3. Brand authority / proof

Objection: "1 in 2 banked U.S. adults use Plaid. We power Venmo, Robinhood, and Carvana. Can Spade match that scale and trust?" Counter: Plaid's network scale is real — for account linking. But those 1-in-2 adults are connecting bank accounts through Plaid, not getting transaction enrichment. Venmo uses Plaid to link checking accounts, not to understand what merchants their users are paying. Spade's trust is built in the transaction intelligence layer — where Plaid's brand authority simply doesn't transfer. Ask Plaid how many of those million daily connections are specifically for transaction enrichment versus account verification. Land with: "Their scale proves they're great at bank linking — it says nothing about transaction data quality."

4. Integration depth

Objection: "Plaid integrates with 12,000+ banks across 20 countries. We have the API keys to unlock it all — one integration, every data source. Spade can't match that connectivity." Counter: Plaid's 12,000 bank integrations serve account connectivity — linking accounts, pulling balances, verifying routing numbers. Spade doesn't need bank integrations because we enrich transactions you already have. If you're processing card transactions, you already have the data — Spade enriches it in real time without requiring your customers to go through a bank-linking flow. That's less friction, not more.
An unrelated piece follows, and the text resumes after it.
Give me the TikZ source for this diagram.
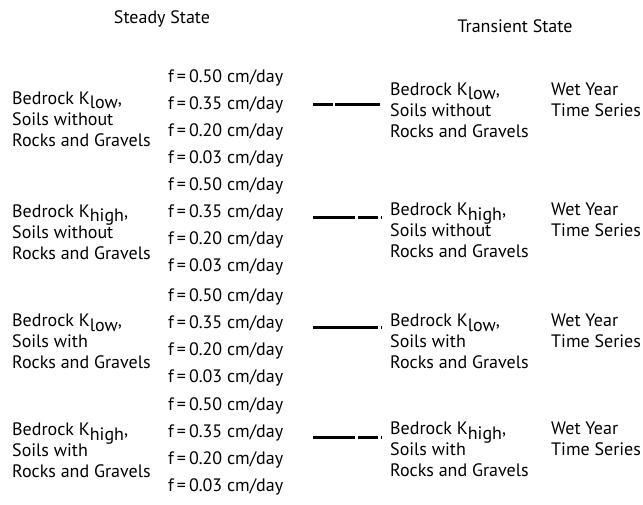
\documentclass[tikz,border=0pt]{standalone}
\usepackage{fontspec}
\setmainfont{PT Sans}
\usetikzlibrary{positioning}
\newcommand{\bedk}[1]{Bedrock K\raisebox{-0.45ex}{#1},}

\begin{document}
\begin{tikzpicture}[x=1pt, y=-1pt,
        every node/.style={font=\fontsize{18}{21}\selectfont, inner sep=0pt},
        case/.style={align=left, anchor=north west},
        rate/.style={anchor=west},
        link/.style={line width=3pt, shorten >=8pt},
        linkA/.style={link, dash pattern=on 20pt off 2pt on 45pt off 20pt},
        linkB/.style={link, dash pattern=on 42pt off 3pt on 20pt off 3pt on 1.5pt off 20pt},
        linkC/.style={link, dash pattern=on 65pt off 3pt on 1.5pt off 20pt}]
        \useasboundingbox (0,0) rectangle (643,504);

        % Headings
        \node (steady) at (162,19) {Steady State};
        \node (trans) at (515,26) {Transient State};

        % Rows: steady case, rates, link, transient case
        \foreach \r/\ys/\yf/\yl/\yt/\k/\s/\st in {
                1/92/118/104/83/low/without/linkA,
                2/205/226.5/217/203/high/without/linkB,
                3/314/337/327/314/low/with/linkC,
                4/423/446/437/422/high/with/linkB} {
                \node[case] (s\r) at (12,\ys) {\bedk{\k}\\Soils \s\\Rocks and Gravels};
                \foreach \v [count=\i] in {0.50,0.35,0.20,0.03}
                        \node[rate] (f\r\i) at (168,{\yf-67.5+27*\i}) {f\,=\,\v\ cm/day};
                \node[case] (t\r) at (390,\yt) {\bedk{\k}\\Soils \s\\Rocks and Gravels};
                \node[case] (w\r) at (551,\yt) {Wet Year\\Time Series};
                \coordinate (c\r) at (313,\yl);
                \draw[\st] (c\r) -- (c\r -| t\r.west);
        }
\end{tikzpicture}
\end{document}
Land with: "We don't need to integrate with banks — we make the transaction data you already collect actually useful."

5. Team / stage fit

Objection: "Spade is built for a narrow use case. As you scale, you'll need a platform partner like Plaid that grows with you — onboarding, payments, fraud, lending, everything in one place." Counter: Platform consolidation sounds efficient until you realize you're getting mediocre transaction data from a platform optimized for account connectivity. Plaid's own messaging — "the internet's fastest financial onboarding" — tells you where their engineering investment goes. As you scale, transaction intelligence becomes more critical, not less. The companies that win at scale are the ones that chose best-in-class tooling for each layer, not the ones that accepted "good enough" bundled features from a generalist vendor. Land with: "Scaling means upgrading each layer to best-in-class — not hoping your account-linking vendor also happens to be great at transaction enrichment."